▶ [WHAT YOU ARE ASKED TO DO]:
Return the lines that follow, exactly as they appear, from the first through the one containing "var yTicks = [0, 20, 40, 60, 80, 100];"; no pictures are to be included.

==== INFORMATION SUPPLIED

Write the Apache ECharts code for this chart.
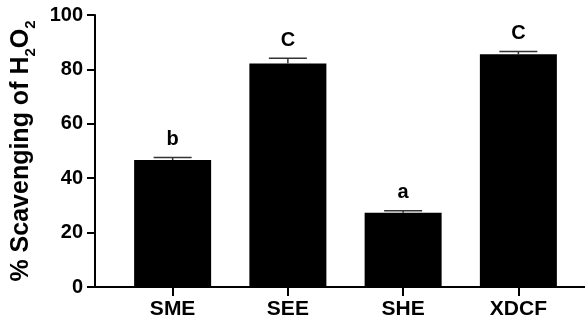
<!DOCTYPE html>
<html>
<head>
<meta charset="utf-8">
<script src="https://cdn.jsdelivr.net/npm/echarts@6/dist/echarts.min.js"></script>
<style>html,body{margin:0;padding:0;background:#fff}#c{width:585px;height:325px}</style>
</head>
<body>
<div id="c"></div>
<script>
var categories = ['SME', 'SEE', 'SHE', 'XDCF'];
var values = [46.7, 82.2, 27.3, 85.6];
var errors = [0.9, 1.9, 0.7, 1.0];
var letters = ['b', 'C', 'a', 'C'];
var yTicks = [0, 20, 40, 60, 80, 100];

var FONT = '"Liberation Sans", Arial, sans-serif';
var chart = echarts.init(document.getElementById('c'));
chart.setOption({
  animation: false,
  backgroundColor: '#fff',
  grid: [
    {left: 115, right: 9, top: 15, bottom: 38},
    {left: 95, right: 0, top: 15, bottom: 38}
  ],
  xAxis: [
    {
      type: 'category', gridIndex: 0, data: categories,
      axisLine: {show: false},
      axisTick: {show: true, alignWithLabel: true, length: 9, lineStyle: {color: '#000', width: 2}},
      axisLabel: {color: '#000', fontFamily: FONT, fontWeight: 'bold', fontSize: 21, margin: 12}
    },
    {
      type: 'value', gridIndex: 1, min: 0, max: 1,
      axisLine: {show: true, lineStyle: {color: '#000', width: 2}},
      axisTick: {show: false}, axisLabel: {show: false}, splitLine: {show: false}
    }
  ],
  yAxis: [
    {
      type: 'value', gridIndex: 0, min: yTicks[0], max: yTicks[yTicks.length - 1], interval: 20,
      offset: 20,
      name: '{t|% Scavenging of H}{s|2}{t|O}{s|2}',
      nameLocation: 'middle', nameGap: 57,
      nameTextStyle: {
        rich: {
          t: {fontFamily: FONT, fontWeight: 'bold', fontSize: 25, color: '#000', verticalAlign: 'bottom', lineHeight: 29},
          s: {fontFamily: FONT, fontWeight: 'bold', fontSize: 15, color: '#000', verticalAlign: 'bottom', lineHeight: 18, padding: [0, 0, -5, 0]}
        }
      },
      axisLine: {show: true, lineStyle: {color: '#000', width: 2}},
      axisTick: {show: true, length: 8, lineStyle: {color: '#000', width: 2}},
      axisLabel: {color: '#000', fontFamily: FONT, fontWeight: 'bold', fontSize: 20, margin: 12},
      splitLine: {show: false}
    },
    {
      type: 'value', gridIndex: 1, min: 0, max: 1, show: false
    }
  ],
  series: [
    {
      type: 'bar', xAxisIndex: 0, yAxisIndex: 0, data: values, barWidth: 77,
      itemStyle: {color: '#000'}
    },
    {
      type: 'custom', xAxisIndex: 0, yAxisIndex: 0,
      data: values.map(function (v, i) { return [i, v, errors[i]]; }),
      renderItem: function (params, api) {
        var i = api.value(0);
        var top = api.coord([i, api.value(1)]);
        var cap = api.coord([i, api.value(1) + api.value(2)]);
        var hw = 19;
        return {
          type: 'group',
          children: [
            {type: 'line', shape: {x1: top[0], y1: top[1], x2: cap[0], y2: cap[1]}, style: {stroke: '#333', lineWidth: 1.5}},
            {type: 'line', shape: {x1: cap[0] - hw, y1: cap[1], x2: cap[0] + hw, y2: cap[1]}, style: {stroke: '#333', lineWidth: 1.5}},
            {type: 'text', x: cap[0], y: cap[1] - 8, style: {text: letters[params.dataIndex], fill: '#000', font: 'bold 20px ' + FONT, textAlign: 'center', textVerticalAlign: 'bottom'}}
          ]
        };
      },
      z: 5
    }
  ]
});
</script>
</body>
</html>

========

▶ [SOLUTION FOR THIS TASK]:
Write the Apache ECharts code for this chart.
<!DOCTYPE html>
<html>
<head>
<meta charset="utf-8">
<script src="https://cdn.jsdelivr.net/npm/echarts@6/dist/echarts.min.js"></script>
<style>html,body{margin:0;padding:0;background:#fff}#c{width:585px;height:325px}</style>
</head>
<body>
<div id="c"></div>
<script>
var categories = ['SME', 'SEE', 'SHE', 'XDCF'];
var values = [46.7, 82.2, 27.3, 85.6];
var errors = [0.9, 1.9, 0.7, 1.0];
var letters = ['b', 'C', 'a', 'C'];
var yTicks = [0, 20, 40, 60, 80, 100];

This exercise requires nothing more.